О «Варяге» с похвалой отзывается осенью 1895 года «Новое время». На ученической выставке в Академии сразу находится покупатель, который, не торгуясь, дает цену, наугад назначенную растерянным автором, — восемьдесят рублей. И. Чистяков, как всегда точно и загадочно, одобряет работу: «Очень талантливо, только манера мужицкая — это вы хотите Крамскому и Кº подражать…»
Действительно, работы подражательны, сами темы их идут от Васнецова. В отцовском кабинете, который «своей уютностью Антокольского даже вдохновил к эскизу», прихворнувший Рерих ждет натурщика, чтобы писать с него «Муромца». Начинает композицию: «Как перевелись богатыри на Руси» — ищет связь фигур и пейзажа, ритм: «Сперва у меня небесная сила сыпалась из разверзнутых небес, потом она шла по земле, а на небе играла зарница, а теперь зарница исчезла и на ее месте шалый закат.
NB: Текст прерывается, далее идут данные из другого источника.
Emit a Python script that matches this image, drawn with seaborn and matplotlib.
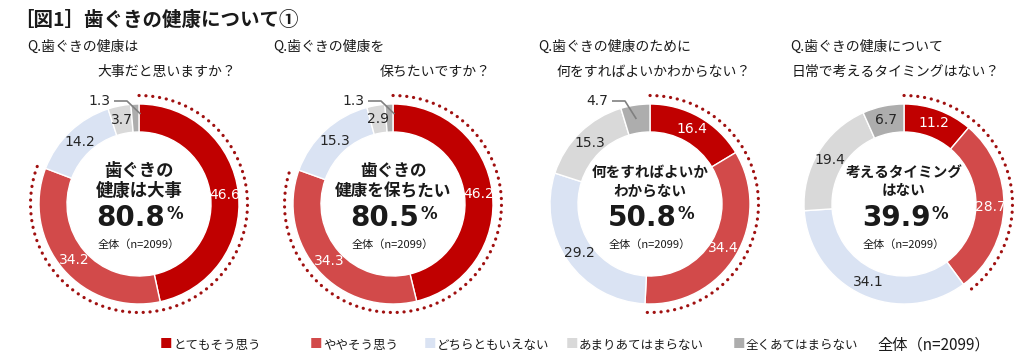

Хочется мне ужасно сделать его поблагоприличнее» — запись в дневнике. 10 марта показал эскиз Репину, тот очень хвалил — цельность впечатления, настроение, но посоветовал написать новый эскиз: полосу заката сделать шире, землю темнее, войско через нее, курган ниже…
Надо переписывать эскиз, искать для него исторические материалы. Поиски этих материалов для исторических «сочинений» приводят Рериха в 1895 году в Петербургскую Публичную библиотеку. Как Академия художеств, как соседний Александринский театр, она называется библиотекой императорской, хотя многолетний заведующий ее художественным отделом является воинствующим демократом.
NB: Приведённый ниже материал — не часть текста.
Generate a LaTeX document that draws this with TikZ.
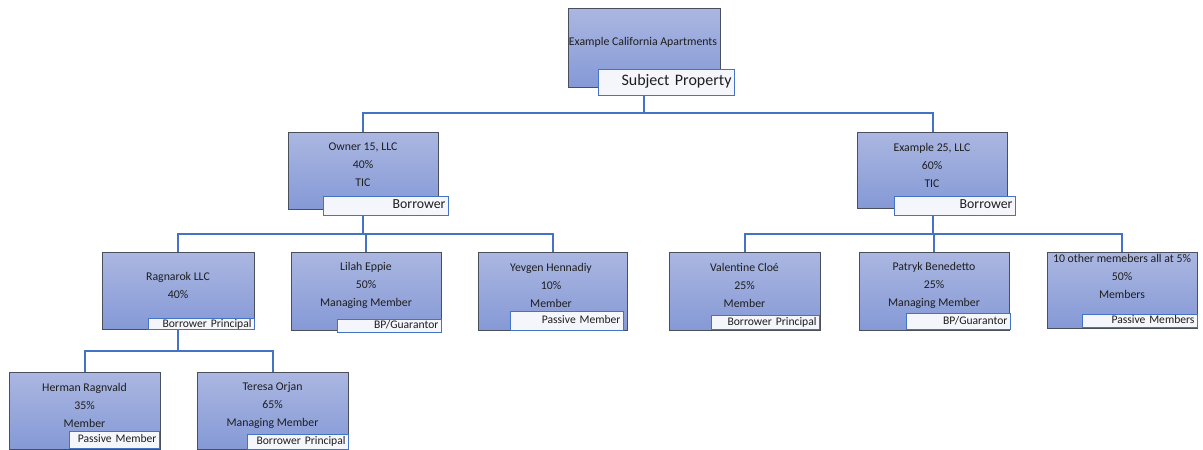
\documentclass[tikz,border=0pt]{standalone}
\usepackage{fontspec}
\setmainfont{Carlito}
\usetikzlibrary{backgrounds}
\definecolor{linkblue}{HTML}{4472C4}
\definecolor{boxline}{HTML}{4A4F5C}
\definecolor{boxtop}{HTML}{ABB7E1}
\definecolor{boxbot}{HTML}{8599D6}
\definecolor{lblfill}{HTML}{F5F6FB}
\definecolor{ink}{HTML}{1E1E1E}
\begin{document}
\begin{tikzpicture}[x=1pt,y=-1pt,
  ent/.style={draw=boxline, line width=0.9pt, top color=boxtop, bottom color=boxbot, inner sep=0pt},
  role/.style={draw=linkblue, line width=1pt, fill=lblfill, inner xsep=2.5pt, inner ysep=0pt, align=right,
    text height=6pt, text depth=0pt, text=ink, font=\fontsize{11.6}{12}\selectfont},
  bigrole/.style={role, font=\fontsize{13.8}{14}\selectfont},
  hugerole/.style={role, font=\fontsize{16}{16}\selectfont},
  txt/.style={align=center, font=\fontsize{11.8}{18}\selectfont, inner sep=0pt, text=ink},
  link/.style={draw=linkblue, line width=2pt}]
\useasboundingbox (0,0) rectangle (1203,450);

% ---- level 0
\node[ent, minimum width=152pt, minimum height=79pt] (top) at (644,47.5) {};
\node[txt] (top-t) at (643,42) {Example California Apartments};
\node[hugerole, minimum height=26pt, text width=131pt] (top-r) at (666,82) {Subject Property};

% ---- level 1
\node[ent, minimum width=150pt, minimum height=77pt] (own) at (363,170.5) {};
\node[txt] (own-t) at (363,165) {Owner 15, LLC\\40\%\\TIC};
\node[bigrole, minimum height=19pt, text width=120pt] (own-r) at (385.5,205.5) {Borrower};

\node[ent, minimum width=150pt, minimum height=76pt] (ex) at (932,170) {};
\node[txt] (ex-t) at (932,165.5) {Example 25, LLC\\60\%\\TIC};
\node[bigrole, minimum height=19pt, text width=116pt] (ex-r) at (954.5,205.5) {Borrower};

% ---- level 2
\node[ent, minimum width=152pt, minimum height=77pt] (rag) at (178,290.5) {};
\node[txt] (rag-t) at (178,285) {Ragnarok LLC\\40\%};
\node[role, minimum height=11pt, text width=101pt] (rag-r) at (201,324) {Borrower Principal};

\node[ent, minimum width=150pt, minimum height=78pt] (lil) at (366,291) {};
\node[txt] (lil-t) at (366,285) {Lilah Eppie\\50\%\\Managing Member};
\node[role, minimum height=13pt, text width=99pt] (lil-r) at (389,325.5) {BP/Guarantor};

\node[ent, minimum width=149pt, minimum height=78pt] (yev) at (552.5,291) {};
\node[txt] (yev-t) at (551,285) {Yevgen Hennadiy\\10\%\\Member};
\node[role, minimum height=19pt, text width=108pt] (yev-r) at (566.5,320.5) {Passive Member};

\node[ent, minimum width=151pt, minimum height=78pt] (val) at (744.5,291) {};
\node[txt] (val-t) at (744.5,285.5) {Valentine Cloé\\25\%\\Member};
\node[role, minimum height=14pt, text width=103pt] (val-r) at (765,322) {Borrower Principal};

\node[ent, minimum width=150pt, minimum height=78pt] (pat) at (934,291) {};
\node[txt] (pat-t) at (934,285.5) {Patryk Benedetto\\25\%\\Managing Member};
\node[role, minimum height=16pt, text width=99pt] (pat-r) at (958,321) {BP/Guarantor};

\node[ent, minimum width=150pt, minimum height=76pt] (oth) at (1122,290) {};
\node[txt] (oth-t) at (1122,276) {10 other memebers all at 5\%\\50\%\\Members};
\node[role, minimum height=13pt, text width=110pt] (oth-r) at (1139.5,320.5) {Passive Members};

% ---- level 3
\node[ent, minimum width=151pt, minimum height=77pt] (her) at (84.5,410.5) {};
\node[txt] (her-t) at (84.5,405) {Herman Ragnvald\\35\%\\Member};
\node[role, minimum height=17pt, text width=85pt] (her-r) at (114,439.5) {Passive Member};

\node[ent, minimum width=151pt, minimum height=77pt] (ter) at (272.5,410.5) {};
\node[txt] (ter-t) at (272.5,405) {Teresa Orjan\\65\%\\Managing Member};
\node[role, minimum height=15pt, text width=96pt] (ter-r) at (297.5,441.5) {Borrower Principal};

% ---- connectors
\coordinate (j0) at (644,113);
\coordinate (j1) at (363,234);
\coordinate (j2) at (933,234);
\coordinate (j3) at (178,351);
\begin{scope}[on background layer]
\draw[link] (top.center) -- (j0);
\draw[link] (j0) -| (own.center);
\draw[link] (j0) -| ([xshift=1pt]ex.center);
\draw[link] (own.center) -- (j1);
\draw[link] (j1) -| (rag.center);
\draw[link] (j1) -| (lil.center);
\draw[link] (j1) -| (yev.center);
\draw[link] ([xshift=1pt]ex.center) -- (j2);
\draw[link] (j2) -| (val.center);
\draw[link] (j2) -| (pat.center);
\draw[link] (j2) -| (oth.center);
\draw[link] (rag.center) -- (j3);
\draw[link] (j3) -| (her.center);
\draw[link] (j3) -| (ter.center);
\end{scope}
\end{tikzpicture}
\end{document}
Художникам он помогает так охотно, что Репин прозвал его огромный кабинет «справочным бюро». Там можно сидеть часами, вглядываясь в подлинные строки летописей, в алые, бирюзовые, голубые краски миниатюр, ощущать рукой плотность пергамента, холодок бумаги роскошных изданий.
Хозяин кабинета — Владимир Васильевич Стасов — радетель русского искусства, популяризатор, певец, защитник своего любимого передвижничества. Он яростно обличает всех, отступающих от реально-бытового отображения жизни; его идеал в музыке — «могучая кучка», Мусоргский, его идеал в живописи — Перов, Крамской, Репин «Крестного хода» и «Бурлаков». Другого не надо. От лукавого — импрессионисты, от лукавого — поиски Серова, Нестерова, Репина, когда они отходят от первоначальной реальности крестьянской и городской жизни России, ее народа, в несокрушимую силу которого так верит Стасов. Он любит старинных мастеров Возрождения, любит и французов-современников — Эдуарда Мане, Курбе. Зато туманы Клода Моне, голубые танцовщицы Дега (Дегаса — говорили и писали тогда) Стасова ужасают.
Неутомимо утверждая самобытность и великие таланты русского народа в его прошлом, Стасов ратует за образование «русского стиля» в настоящем, замечая, громко приветствуя и архитектуру, когда в ней возникают каменные украшения-кокошники, и картины Васнецова, и деревянные ковши и ендовы, продающиеся в питерских магазинах.
Владимир Васильевич сам знает неимоверно много и любит людей знающих, к знаниям стремящихся. Он занимается художественной, музыкальной, литературной критикой, историей, исследует египетское искусство и среднеазиатский орнамент, иранские миниатюры и коптские рукописи. Отстаивая значимость русского искусства, он в то же время ищет и утверждает связи России с иными странами, связи не столько бесспорные — экономические и государственные, сколько художественные. Стасов видит единение Руси не только с Западом, но прослеживает старинную, противоречивую тему Востока в русском искусстве.